Живая речь поддерживается письменной. И здесь — еще один вопрос: насколько этот процесс взаимоблагоприятен? Здесь, хотя и с известной долей  условности, можно провести сравнение с процессами, происходящими в техносфере, когда продукты новых технологий внедряются в большем количестве, чем биосфера может переработать; в результате — дисбаланс и отравление. Да, язык не может развиваться только по пути круговорота; но и искусственно создавать «отходы» (лексические, стилистические, морфологические) по крайней мере нерачительно — источник может иссякнуть. 

Одна из причин нивелирования письменного языка  кроется в редакторско-издательской сфере.
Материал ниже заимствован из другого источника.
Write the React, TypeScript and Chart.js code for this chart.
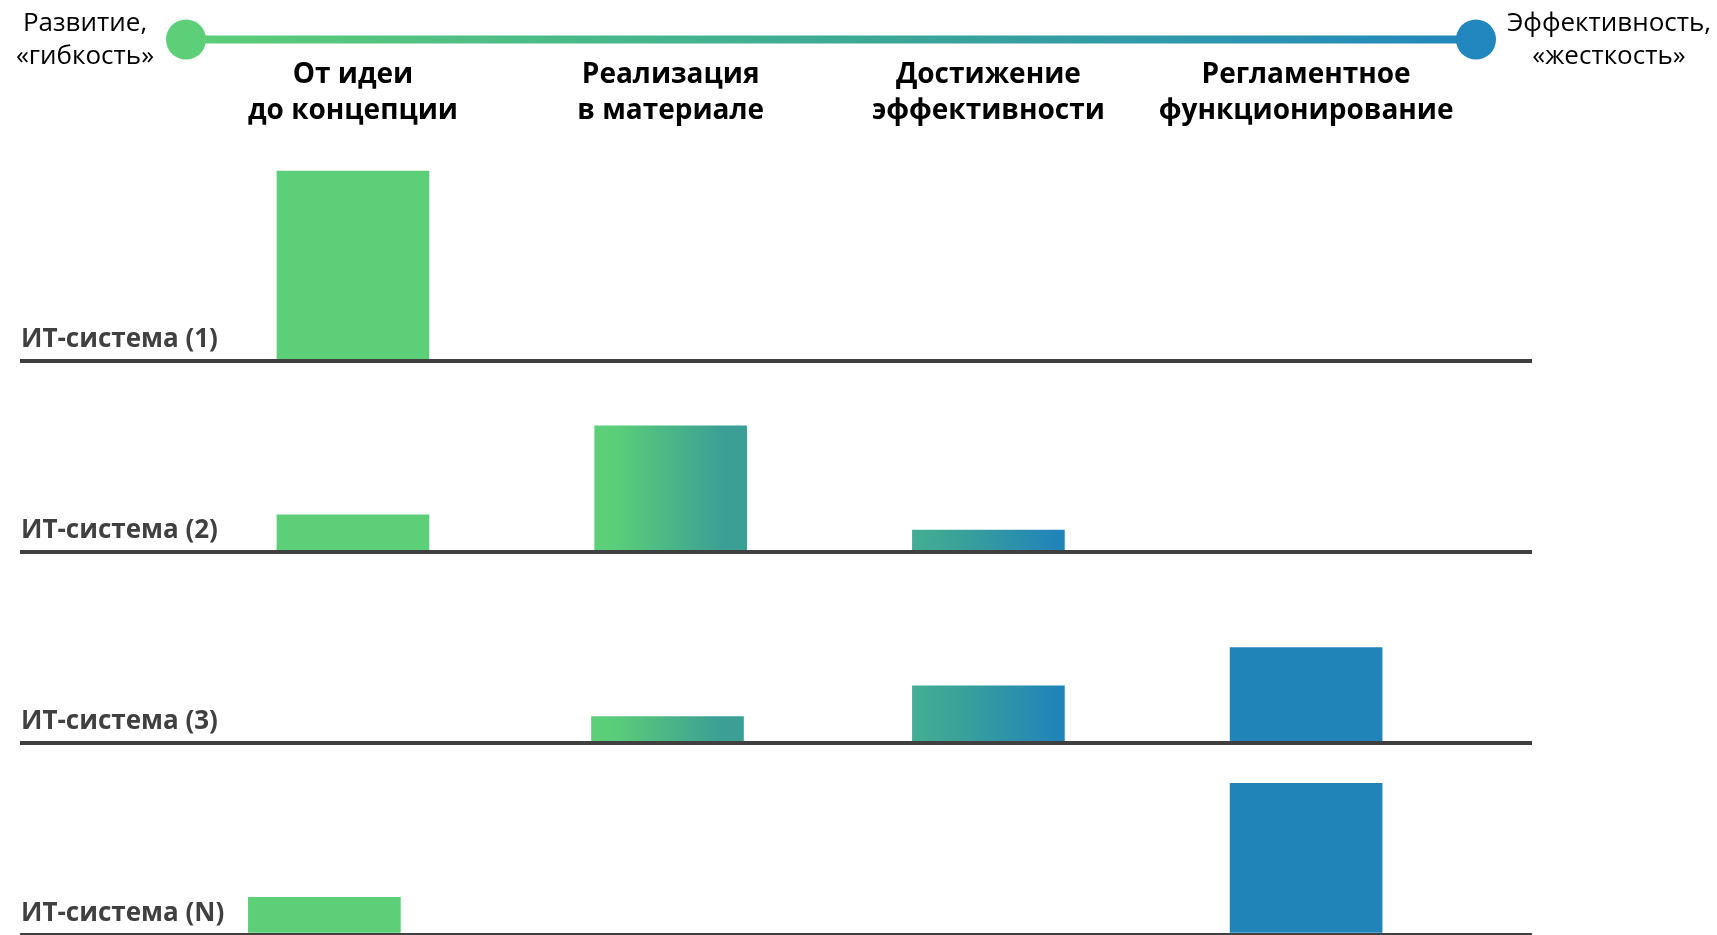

Старая, классическая редакторская школа в России практически разрушена и уничтожена. Современный же редактор, заботясь о «доходчивости» произведения, нередко превращает его в пресный усредненный текст, коих сотни и сотни. 

Видимо, именно подобное отношение к языку позволило  серьезному издательству «Эксмо» выпустить в свет сокращенный вариант знаменитого «Толкового словаря» В.И. Даля (6). Во-первых, в одном томе вместо привычных четырех; во-вторых, с произвольными, ничем не обоснованными выкидками; в-третьих, с полным игнорированием самого принципа расположения слов... Как можно определить, какие слова читателю нужны, а от каких его, читателя, можно избавить (из 200 тысяч слов оставлено всего 20 тысяч, то есть десятая часть!)? С таким же успехом могли бы сократить и таблицу умножения — там ведь тоже есть «резервы»: дублируются 2×5 и 5×2 и т.д.